Marrese was re-elected to the Metro Separate School Board in 1978, representing Ward Twenty-One in the Jane and Finch area. During the campaign, he argued that too many board decisions were made in private session and said he would work to ensure continued cooperation with the North York School Board. He was re-elected in 1980, and unsuccessfully challenged Paul Duggan for the chairmanship of the board in November 1981. In December 1981, Marrese argued that members of the North York Public School Board and the Metro Separate School Board should be appointed to North City's city planning board. He claimed this step was necessary to ensure the proper sale of school properties in later years.

==Controversy and conviction==
Marrese's 1982 re-election bid was marked by two separate controversies. He was arrested on June 16, 1982 on charges of "breach of trust, and as a public official seeking to accept a reward and agreeing to vote for consideration" relating to the sale of the school board's former headquarters on Laird Drive. At around the same time, fellow trustee Antonio Signoroni suggested that Marrese may have been in a conflict-of-interest by voting to give school board contracts to his cousin Peter Caruso, a trustee on the North York Board of Education with whom Marrese shared an office. Marrese acknowledged that the contracts in question were awarded to Caruso, but denied any wrongdoing and said that he had never shown preference to his cousin. He questioned Signoroni's motives in raising the matter, noting that another of his relatives was challenging Signoroni in the 1982 election. Notwithstanding the controversies, Marrese was again re-elected for Ward Thirteen in the 1982 Toronto municipal election. Marrese's trial took place in late 1983. He was formally charged with one count of breach of trust and six counts of accepting a benefit. His accuser, John Lonergan, testified that Marrese approached him in June 1982 and "asked to be paid $30,000 for ensuring that the [separate school] board accepted a $1,925,000 offer". Marrese pleaded not guilty to all charges. His lawyer argued that Marrese had been set up by Lonergan, a charge that Lonergan denied.
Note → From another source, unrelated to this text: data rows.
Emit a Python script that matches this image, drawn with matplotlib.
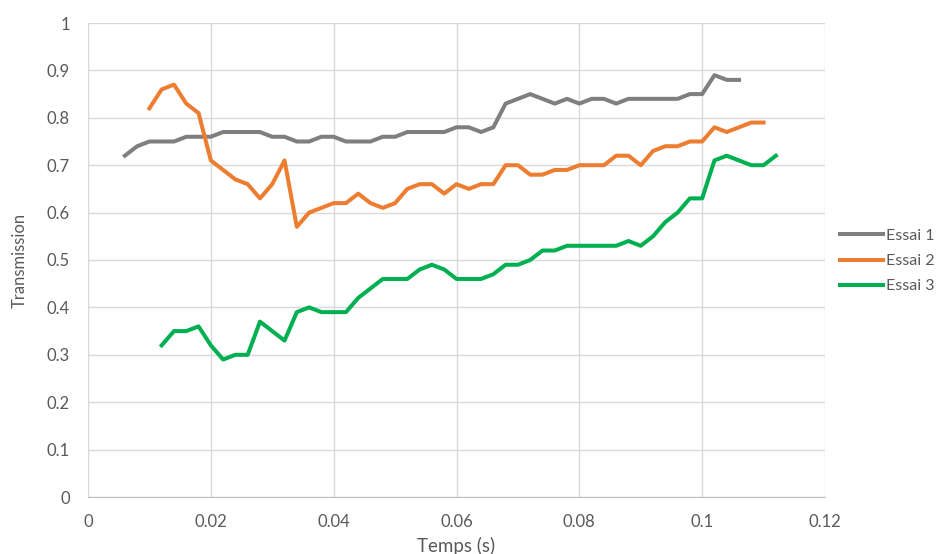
import numpy as np
import matplotlib
matplotlib.use("Agg")
from matplotlib import pyplot as plt
from matplotlib.ticker import FuncFormatter

# temps (s), pas de 0.002
t1 = np.round(np.arange(0.006, 0.1061, 0.002), 3)
t2 = np.round(np.arange(0.010, 0.1101, 0.002), 3)
t3 = np.round(np.arange(0.012, 0.1121, 0.002), 3)

essai1 = [0.72, 0.74, 0.75, 0.75, 0.75, 0.76, 0.76, 0.76, 0.77, 0.77,
          0.77, 0.77, 0.76, 0.76, 0.75, 0.75, 0.76, 0.76, 0.75, 0.75,
          0.75, 0.76, 0.76, 0.77, 0.77, 0.77, 0.77, 0.78, 0.78, 0.77,
          0.78, 0.83, 0.84, 0.85, 0.84, 0.83, 0.84, 0.83, 0.84, 0.84,
          0.83, 0.84, 0.84, 0.84, 0.84, 0.84, 0.85, 0.85, 0.89, 0.88,
          0.88]
essai2 = [0.82, 0.86, 0.87, 0.83, 0.81, 0.71, 0.69, 0.67, 0.66, 0.63,
          0.66, 0.71, 0.57, 0.60, 0.61, 0.62, 0.62, 0.64, 0.62, 0.61,
          0.62, 0.65, 0.66, 0.66, 0.64, 0.66, 0.65, 0.66, 0.66, 0.70,
          0.70, 0.68, 0.68, 0.69, 0.69, 0.70, 0.70, 0.70, 0.72, 0.72,
          0.70, 0.73, 0.74, 0.74, 0.75, 0.75, 0.78, 0.77, 0.78, 0.79,
          0.79]
essai3 = [0.32, 0.35, 0.35, 0.36, 0.32, 0.29, 0.30, 0.30, 0.37, 0.35,
          0.33, 0.39, 0.40, 0.39, 0.39, 0.39, 0.42, 0.44, 0.46, 0.46,
          0.46, 0.48, 0.49, 0.48, 0.46, 0.46, 0.46, 0.47, 0.49, 0.49,
          0.50, 0.52, 0.52, 0.53, 0.53, 0.53, 0.53, 0.53, 0.54, 0.53,
          0.55, 0.58, 0.60, 0.63, 0.63, 0.71, 0.72, 0.71, 0.70, 0.70,
          0.72]

plt.rcParams['font.family'] = ['Lato', 'DejaVu Sans']

fig = plt.figure(figsize=(9.38, 5.54), dpi=100)
ax = fig.add_axes([88/938, 1-497/554, (825-88)/938, (497-23)/554])

ax.plot(t1, essai1, color='#7F7F7F', lw=2.9, label='Essai 1', solid_joinstyle='round')
ax.plot(t2, essai2, color='#ED7D31', lw=2.9, label='Essai 2', solid_joinstyle='round')
ax.plot(t3, essai3, color='#00B050', lw=2.9, label='Essai 3', solid_joinstyle='round')

ax.set_xlim(0, 0.12)
ax.set_ylim(0, 1)
ax.set_xticks(np.arange(0, 0.121, 0.02))
ax.set_yticks(np.arange(0, 1.01, 0.1))
fmt = FuncFormatter(lambda v, p: '%g' % round(v, 3))
ax.xaxis.set_major_formatter(fmt)
ax.yaxis.set_major_formatter(fmt)

ax.grid(True, color='#D9D9D9', lw=1)
ax.set_axisbelow(True)
for s in ['top', 'right', 'left']:
    ax.spines[s].set_visible(False)
ax.spines['bottom'].set_color('#BFBFBF')
ax.tick_params(length=0, labelsize=12, colors='#595959')
ax.tick_params(axis='x', pad=12)
ax.tick_params(axis='y', pad=13)

ax.set_xlabel('Temps (s)', fontsize=13.5, color='#595959', labelpad=5)
ax.set_ylabel('Transmission', fontsize=12, color='#595959', labelpad=14)

leg = fig.legend(loc='center left', bbox_to_anchor=(840/938, 1-261/554), frameon=False,
                 fontsize=11.5, handlelength=2.7, handletextpad=0.2,
                 labelspacing=0.68, borderpad=0, borderaxespad=0)
for txt in leg.get_texts():
    txt.set_color('#595959')

fig.savefig('out.png', dpi=100)
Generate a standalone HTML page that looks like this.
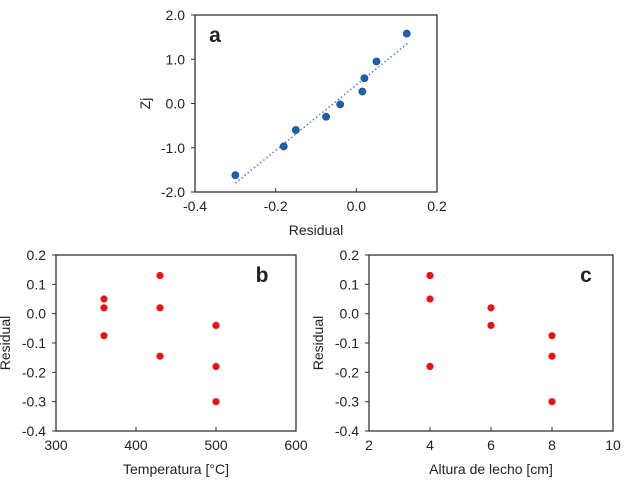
<!DOCTYPE html>
<html><head><meta charset="utf-8"><style>
body{margin:0;background:#fff;}
svg text{font-family:"Liberation Sans",Arial,sans-serif;fill:#222;}
</style></head><body>
<svg id="c" width="624" height="477" viewBox="0 0 624 477"></svg>
<script>
// Panel a data
const aResidual=[-0.30,-0.18,-0.15,-0.075,-0.04,0.015,0.02,0.05,0.125];
const aZj=[-1.62,-0.97,-0.60,-0.30,-0.02,0.27,0.57,0.95,1.58];
const aTrendX=[-0.30,0.13];
const aTrendY=[-1.80,1.38];
const aXTicks=["-0.4","-0.2","0.0","0.2"];
const aYTicks=["-2.0","-1.0","0.0","1.0","2.0"];
// Panel b data
const bTemp=[360,360,360,430,430,430,500,500,500];
const bResidual=[0.05,0.02,-0.075,0.13,0.02,-0.145,-0.04,-0.18,-0.30];
const bXTicks=["300","400","500","600"];
// Panel c data
const cHeight=[4,4,4,6,6,8,8,8];
const cResidual=[0.13,0.05,-0.18,0.02,-0.04,-0.075,-0.145,-0.30];
const cXTicks=["2","4","6","8","10"];
const resYTicks=["-0.4","-0.3","-0.2","-0.1","0.0","0.1","0.2"];

const svg=document.getElementById('c');
const NS='http://www.w3.org/2000/svg';
function mk(tag,attrs,parent){const e=document.createElementNS(NS,tag);for(const k in attrs)e.setAttribute(k,attrs[k]);(parent||svg).appendChild(e);return e;}
function txt(s,x,y,anchor,size,parent,weight){const t=mk('text',{x:x,y:y,'text-anchor':anchor,'font-size':size,'font-weight':weight||'normal'},parent);t.textContent=s;return t;}

function panel(name,L,R,T,B,xmin,xmax,ymin,ymax,xt,yt,xlabel,ylabel,letter,letterX){
  const g=mk('g',{});
  
  
  const sx=v=>L+(v-xmin)/(xmax-xmin)*(R-L);
  const sy=v=>B-(v-ymin)/(ymax-ymin)*(B-T);
  const fr=mk('rect',{x:L,y:T,width:R-L,height:B-T,fill:'none',stroke:'#333','stroke-width':1.3},g);
  
  
  xt.forEach(s=>{const v=parseFloat(s);const x=sx(v);
    mk('line',{x1:x,x2:x,y1:B,y2:B-4,stroke:'#333'},g);
    const t=txt(s,x,B+19,'middle',14,g);
    
    });
  yt.forEach(s=>{const v=parseFloat(s);const y=sy(v);
    mk('line',{x1:L,x2:L-4,y1:y,y2:y,stroke:'#333'},g);
    const t=txt(s,L-10,y+5,'end',14,g);
    
    });
  const xl=txt(xlabel,(L+R)/2,B+43,'middle',14,g);
  
  
  const cx=(name==='a')?L-45:L-46;
  const yl=txt(ylabel,cx,(T+B)/2,'middle',14,g);
  yl.setAttribute('transform','rotate(-90 '+cx+' '+(T+B)/2+')');
  
  
  const lt=txt(letter,letterX,T+27,'middle',21,g,'bold');
  
  
  return {g,sx,sy};
}

const pa=panel('a',195,437,15,192,-0.4,0.2,-2,2,aXTicks,aYTicks,'Residual','Zj','a',215);
const tl=mk('line',{x1:pa.sx(aTrendX[0]),y1:pa.sy(aTrendY[0]),x2:pa.sx(aTrendX[1]),y2:pa.sy(aTrendY[1]),stroke:'#4a7fd6','stroke-width':1.5,'stroke-dasharray':'1.5 2.5'},pa.g);


aResidual.forEach((v,i)=>{const c=mk('circle',{cx:pa.sx(v),cy:pa.sy(aZj[i]),r:3.6,fill:'#1f5fb0',stroke:'#134a8c','stroke-width':0.6},pa.g);
  
  });

const pb=panel('b',56,296,255,431,300,600,-0.4,0.2,bXTicks,resYTicks,'Temperatura [°C]','Residual','b',262);
bTemp.forEach((v,i)=>{const c=mk('circle',{cx:pb.sx(v),cy:pb.sy(bResidual[i]),r:3.6,fill:'#ee1111'},pb.g);
  
  });

const pc=panel('c',369,613,255,431,2,10,-0.4,0.2,cXTicks,resYTicks,'Altura de lecho [cm]','Residual','c',586);
cHeight.forEach((v,i)=>{const c=mk('circle',{cx:pc.sx(v),cy:pc.sy(cResidual[i]),r:3.6,fill:'#ee1111'},pc.g);
  
  });
</script>
</body></html>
The six acceptance charges against Marrese were dismissed on a legal technicality in mid-October 1983, when the judge ruled that a school trustee cannot be considered a municipal official. Defending himself against the remaining breach-of-trust charge, Marrese told the court that he had only agreed to make an improper financial arrangement with Lonergan to procure evidence that the realtor was trying to bribe him. He testified that he had been planning to take his evidence to the next board meeting in order "to reveal the bribe and vote against Lonergan's offer"; this course of action was, he added, made impossible by his arrest. In his closing remarks, the Crown council described Marrese's explanation as "unmitigated lies" and "nonsense". The judge agreed, describing Marrese's testimony as "untruthful" and "a total fabrication". Marrese was found guilty of breach-of-trust on November 7, 1983. Marrese's criminal conviction meant that he automatically lost his seat on the separate school board. Jack Graham, the board's acting chairman, described the conviction as the most embarrassing incident in the history of Catholic education in Ontario. On November 23, Marrese was stripped of his real estate license and sentenced to a year in prison. He was forced to resign from the Ontario Mortgage Corp. and the Ontario Land Corp. At the time of his arrest, Marrese served as director of the Toronto Columbus Lions Club, and vice-president of the Italian-Canadian Benevolent Fund.

==Late career==
Marrese worked as a real estate broker following his release. In 1986, he made an unsuccessful bid to purchase the rights for property development on a North York city block surrounded by Yonge, Princess, Empress and Doris Streets. Marrese offered to pay $21 million for land valued at $10 million, an offer that North York Mayor Mel Lastman described as "ludicrous". He died on April 18, 2012, aged 90.